• _Goal_:
Copy from the first line below down to and including the line with "var seriesData = oxygenValues.map(function". Skip the pictures.

(Source code of charts)
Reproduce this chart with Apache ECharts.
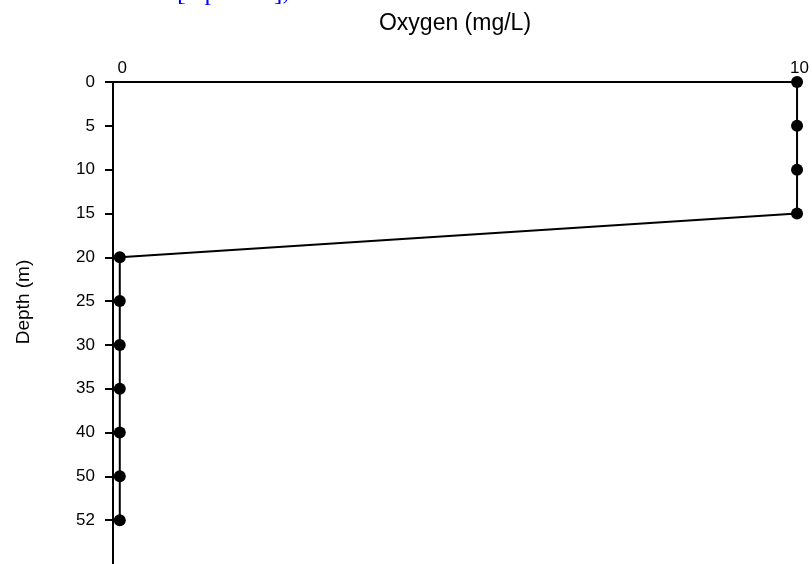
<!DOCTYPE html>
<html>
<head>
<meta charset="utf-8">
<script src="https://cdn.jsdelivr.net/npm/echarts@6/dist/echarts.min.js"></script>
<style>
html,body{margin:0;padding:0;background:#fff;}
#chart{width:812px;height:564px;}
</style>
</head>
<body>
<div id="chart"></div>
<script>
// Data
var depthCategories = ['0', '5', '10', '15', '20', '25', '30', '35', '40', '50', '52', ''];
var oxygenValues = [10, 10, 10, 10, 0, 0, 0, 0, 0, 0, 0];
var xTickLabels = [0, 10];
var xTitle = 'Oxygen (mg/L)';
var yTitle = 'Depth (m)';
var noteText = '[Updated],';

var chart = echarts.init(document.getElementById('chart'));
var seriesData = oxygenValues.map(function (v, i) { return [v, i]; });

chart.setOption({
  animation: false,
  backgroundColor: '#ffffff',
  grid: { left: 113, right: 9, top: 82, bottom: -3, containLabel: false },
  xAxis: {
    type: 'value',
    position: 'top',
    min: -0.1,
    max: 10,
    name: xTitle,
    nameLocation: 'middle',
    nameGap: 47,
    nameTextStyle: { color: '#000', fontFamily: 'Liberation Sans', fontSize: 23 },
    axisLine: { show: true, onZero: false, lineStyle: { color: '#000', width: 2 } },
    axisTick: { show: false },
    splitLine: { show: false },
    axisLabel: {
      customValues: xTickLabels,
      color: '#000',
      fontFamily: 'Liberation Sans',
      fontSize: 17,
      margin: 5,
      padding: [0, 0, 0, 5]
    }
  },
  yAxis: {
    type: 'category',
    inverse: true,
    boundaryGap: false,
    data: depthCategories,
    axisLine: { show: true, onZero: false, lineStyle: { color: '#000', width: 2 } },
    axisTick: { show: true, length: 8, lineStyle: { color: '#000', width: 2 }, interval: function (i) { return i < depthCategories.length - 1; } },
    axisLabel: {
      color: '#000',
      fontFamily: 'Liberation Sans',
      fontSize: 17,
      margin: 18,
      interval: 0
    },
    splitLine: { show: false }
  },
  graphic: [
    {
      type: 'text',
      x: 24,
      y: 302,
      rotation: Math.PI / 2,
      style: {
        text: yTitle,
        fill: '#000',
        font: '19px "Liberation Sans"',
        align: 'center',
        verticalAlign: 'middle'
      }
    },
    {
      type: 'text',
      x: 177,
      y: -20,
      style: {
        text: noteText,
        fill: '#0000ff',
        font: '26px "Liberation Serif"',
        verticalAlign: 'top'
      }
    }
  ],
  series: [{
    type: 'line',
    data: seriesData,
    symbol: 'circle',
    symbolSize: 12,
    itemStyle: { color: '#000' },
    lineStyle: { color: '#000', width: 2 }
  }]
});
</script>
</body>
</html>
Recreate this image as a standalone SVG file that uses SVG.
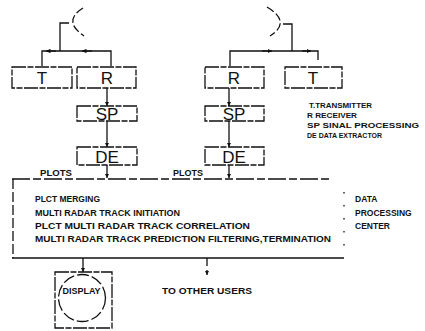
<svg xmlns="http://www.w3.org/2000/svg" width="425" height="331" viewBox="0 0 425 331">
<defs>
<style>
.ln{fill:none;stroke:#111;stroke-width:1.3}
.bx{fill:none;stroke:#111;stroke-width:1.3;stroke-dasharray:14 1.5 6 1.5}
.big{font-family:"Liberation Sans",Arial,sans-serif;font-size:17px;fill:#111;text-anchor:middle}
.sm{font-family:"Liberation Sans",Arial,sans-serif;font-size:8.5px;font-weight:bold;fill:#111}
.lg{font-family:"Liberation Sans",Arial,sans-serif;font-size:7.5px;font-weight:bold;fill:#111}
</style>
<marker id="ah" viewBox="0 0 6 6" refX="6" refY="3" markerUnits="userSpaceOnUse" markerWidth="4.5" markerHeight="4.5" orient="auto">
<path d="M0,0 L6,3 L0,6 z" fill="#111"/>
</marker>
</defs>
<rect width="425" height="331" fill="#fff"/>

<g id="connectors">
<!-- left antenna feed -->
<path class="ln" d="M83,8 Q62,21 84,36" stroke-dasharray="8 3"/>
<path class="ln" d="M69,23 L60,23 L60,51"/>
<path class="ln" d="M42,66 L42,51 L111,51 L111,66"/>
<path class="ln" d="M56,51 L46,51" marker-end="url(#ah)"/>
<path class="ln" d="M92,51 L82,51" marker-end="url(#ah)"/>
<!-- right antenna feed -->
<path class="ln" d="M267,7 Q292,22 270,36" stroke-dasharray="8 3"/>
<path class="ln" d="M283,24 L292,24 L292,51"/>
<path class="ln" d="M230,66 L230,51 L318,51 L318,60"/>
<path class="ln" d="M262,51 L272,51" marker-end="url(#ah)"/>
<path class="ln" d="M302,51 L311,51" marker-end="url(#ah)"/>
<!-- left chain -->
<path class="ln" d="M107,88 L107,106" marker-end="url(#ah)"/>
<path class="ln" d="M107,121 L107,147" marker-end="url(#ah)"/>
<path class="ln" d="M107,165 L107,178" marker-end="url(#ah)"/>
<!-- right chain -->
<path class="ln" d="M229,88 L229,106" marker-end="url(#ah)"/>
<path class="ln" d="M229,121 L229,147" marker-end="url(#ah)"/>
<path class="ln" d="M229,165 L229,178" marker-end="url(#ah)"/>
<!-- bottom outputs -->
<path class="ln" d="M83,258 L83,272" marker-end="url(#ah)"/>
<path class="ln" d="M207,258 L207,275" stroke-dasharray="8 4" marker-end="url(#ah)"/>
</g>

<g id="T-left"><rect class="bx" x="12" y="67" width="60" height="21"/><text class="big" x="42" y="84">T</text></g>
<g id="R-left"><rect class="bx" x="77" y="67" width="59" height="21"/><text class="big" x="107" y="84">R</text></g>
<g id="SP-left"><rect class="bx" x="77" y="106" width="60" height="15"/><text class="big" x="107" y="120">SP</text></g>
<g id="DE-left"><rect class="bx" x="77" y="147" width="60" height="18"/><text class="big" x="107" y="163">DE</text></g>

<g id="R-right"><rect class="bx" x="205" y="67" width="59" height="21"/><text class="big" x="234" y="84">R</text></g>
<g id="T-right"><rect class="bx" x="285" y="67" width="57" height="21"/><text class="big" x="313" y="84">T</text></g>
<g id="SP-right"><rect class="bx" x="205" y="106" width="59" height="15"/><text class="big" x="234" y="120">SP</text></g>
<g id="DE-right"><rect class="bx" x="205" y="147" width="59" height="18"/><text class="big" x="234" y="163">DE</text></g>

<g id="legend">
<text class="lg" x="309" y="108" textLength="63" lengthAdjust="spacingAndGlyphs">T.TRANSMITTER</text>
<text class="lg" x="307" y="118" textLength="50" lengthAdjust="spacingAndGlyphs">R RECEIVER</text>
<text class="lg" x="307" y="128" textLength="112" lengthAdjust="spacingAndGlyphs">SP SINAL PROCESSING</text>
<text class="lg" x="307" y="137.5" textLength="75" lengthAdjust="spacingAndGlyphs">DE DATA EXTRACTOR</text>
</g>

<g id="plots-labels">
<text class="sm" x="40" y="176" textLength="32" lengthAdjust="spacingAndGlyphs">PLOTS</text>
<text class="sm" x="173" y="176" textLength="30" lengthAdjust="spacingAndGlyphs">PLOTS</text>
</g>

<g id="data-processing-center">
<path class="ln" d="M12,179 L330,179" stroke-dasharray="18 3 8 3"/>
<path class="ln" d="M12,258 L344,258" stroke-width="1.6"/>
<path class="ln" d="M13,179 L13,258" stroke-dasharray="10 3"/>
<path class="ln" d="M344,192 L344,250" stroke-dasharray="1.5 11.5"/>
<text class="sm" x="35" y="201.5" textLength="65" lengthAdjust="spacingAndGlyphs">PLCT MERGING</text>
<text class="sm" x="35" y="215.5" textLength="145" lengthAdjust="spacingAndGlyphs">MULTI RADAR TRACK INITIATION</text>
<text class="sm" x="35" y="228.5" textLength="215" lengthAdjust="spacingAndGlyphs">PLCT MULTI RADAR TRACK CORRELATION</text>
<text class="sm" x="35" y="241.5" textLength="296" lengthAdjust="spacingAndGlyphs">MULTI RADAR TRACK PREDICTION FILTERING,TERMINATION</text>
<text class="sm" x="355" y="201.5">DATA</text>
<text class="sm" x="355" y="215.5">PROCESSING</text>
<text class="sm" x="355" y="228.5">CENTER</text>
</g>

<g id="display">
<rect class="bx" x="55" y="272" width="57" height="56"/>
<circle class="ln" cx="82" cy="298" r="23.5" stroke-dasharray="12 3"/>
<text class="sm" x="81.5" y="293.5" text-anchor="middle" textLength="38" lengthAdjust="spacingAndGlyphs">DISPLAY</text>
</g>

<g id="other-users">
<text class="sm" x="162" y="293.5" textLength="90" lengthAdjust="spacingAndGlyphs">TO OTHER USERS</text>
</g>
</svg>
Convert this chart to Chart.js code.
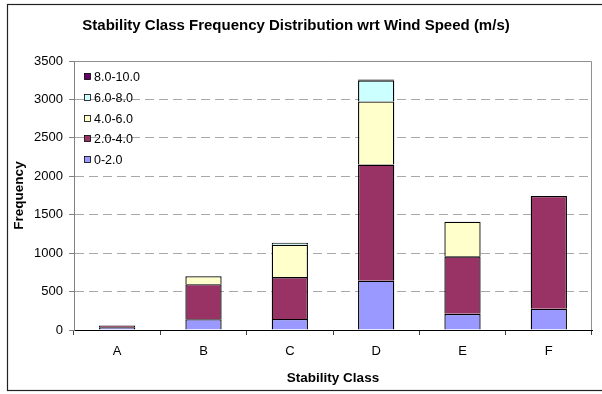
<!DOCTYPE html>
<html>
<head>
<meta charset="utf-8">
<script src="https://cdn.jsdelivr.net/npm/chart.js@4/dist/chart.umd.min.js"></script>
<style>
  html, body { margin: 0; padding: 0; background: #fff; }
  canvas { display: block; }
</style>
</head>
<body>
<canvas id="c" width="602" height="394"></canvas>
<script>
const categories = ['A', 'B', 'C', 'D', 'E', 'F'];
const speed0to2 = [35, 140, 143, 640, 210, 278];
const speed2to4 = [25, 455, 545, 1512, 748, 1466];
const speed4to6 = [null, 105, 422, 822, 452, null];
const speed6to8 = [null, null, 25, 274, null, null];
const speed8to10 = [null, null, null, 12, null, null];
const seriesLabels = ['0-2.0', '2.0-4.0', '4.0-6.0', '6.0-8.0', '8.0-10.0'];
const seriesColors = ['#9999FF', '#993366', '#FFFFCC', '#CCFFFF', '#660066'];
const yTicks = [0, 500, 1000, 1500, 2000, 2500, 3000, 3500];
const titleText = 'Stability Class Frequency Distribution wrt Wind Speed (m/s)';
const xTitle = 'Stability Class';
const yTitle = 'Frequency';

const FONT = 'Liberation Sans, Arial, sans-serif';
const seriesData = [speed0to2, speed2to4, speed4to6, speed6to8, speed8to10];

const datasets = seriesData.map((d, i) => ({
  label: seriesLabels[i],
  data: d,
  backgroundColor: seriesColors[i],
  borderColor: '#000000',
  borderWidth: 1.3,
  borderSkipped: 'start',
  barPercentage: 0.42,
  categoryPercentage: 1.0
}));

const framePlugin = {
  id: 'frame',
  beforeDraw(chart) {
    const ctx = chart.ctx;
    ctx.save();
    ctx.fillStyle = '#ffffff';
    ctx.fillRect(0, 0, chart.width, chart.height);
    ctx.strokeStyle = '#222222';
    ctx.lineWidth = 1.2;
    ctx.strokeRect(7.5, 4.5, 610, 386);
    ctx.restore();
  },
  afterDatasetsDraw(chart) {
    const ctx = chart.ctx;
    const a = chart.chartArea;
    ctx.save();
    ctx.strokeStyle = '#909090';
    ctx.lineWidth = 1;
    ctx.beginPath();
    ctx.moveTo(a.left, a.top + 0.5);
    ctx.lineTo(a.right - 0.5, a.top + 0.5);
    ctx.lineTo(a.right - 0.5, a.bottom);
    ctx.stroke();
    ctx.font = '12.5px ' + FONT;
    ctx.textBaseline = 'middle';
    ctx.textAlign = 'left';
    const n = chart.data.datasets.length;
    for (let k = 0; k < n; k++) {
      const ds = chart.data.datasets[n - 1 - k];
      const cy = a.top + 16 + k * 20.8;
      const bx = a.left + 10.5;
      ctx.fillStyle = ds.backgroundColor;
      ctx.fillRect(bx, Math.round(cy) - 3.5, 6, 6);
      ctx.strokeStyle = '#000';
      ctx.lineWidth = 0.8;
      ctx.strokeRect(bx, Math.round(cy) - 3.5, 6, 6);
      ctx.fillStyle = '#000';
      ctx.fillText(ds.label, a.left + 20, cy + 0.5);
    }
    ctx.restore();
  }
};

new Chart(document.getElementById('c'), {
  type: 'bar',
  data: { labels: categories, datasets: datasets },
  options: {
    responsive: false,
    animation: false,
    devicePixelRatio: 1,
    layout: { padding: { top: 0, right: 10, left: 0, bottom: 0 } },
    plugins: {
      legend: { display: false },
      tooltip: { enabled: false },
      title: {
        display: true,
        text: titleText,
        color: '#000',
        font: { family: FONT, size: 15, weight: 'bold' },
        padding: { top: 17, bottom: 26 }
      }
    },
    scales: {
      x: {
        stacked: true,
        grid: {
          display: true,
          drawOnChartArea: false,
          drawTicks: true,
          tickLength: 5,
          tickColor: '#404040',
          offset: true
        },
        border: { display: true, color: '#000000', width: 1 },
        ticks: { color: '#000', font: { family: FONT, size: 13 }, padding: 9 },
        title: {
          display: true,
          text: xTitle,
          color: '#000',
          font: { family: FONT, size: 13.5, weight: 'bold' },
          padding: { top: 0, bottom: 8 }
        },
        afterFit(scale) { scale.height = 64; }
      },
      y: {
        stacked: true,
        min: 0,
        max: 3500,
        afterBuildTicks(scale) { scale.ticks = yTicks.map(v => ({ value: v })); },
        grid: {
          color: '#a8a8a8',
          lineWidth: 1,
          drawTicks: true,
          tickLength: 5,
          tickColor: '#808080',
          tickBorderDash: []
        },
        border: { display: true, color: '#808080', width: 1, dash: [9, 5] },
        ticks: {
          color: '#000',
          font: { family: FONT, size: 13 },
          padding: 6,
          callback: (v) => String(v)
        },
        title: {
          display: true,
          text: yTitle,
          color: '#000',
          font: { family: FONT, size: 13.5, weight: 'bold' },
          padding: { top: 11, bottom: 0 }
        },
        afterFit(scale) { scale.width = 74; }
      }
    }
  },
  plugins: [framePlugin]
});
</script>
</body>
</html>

• _Response_:
Reproduce this chart with Apache ECharts.
<!DOCTYPE html>
<html>
<head>
<meta charset="utf-8">
<script src="https://cdn.jsdelivr.net/npm/echarts@6/dist/echarts.min.js"></script>
<style>
html,body{margin:0;padding:0;background:#fff;}
#chart{width:812px;height:564px;}
</style>
</head>
<body>
<div id="chart"></div>
<script>
// Data
var depthCategories = ['0', '5', '10', '15', '20', '25', '30', '35', '40', '50', '52', ''];
var oxygenValues = [10, 10, 10, 10, 0, 0, 0, 0, 0, 0, 0];
var xTickLabels = [0, 10];
var xTitle = 'Oxygen (mg/L)';
var yTitle = 'Depth (m)';
var noteText = '[Updated],';

var chart = echarts.init(document.getElementById('chart'));
var seriesData = oxygenValues.map(function (v, i) { return [v, i]; });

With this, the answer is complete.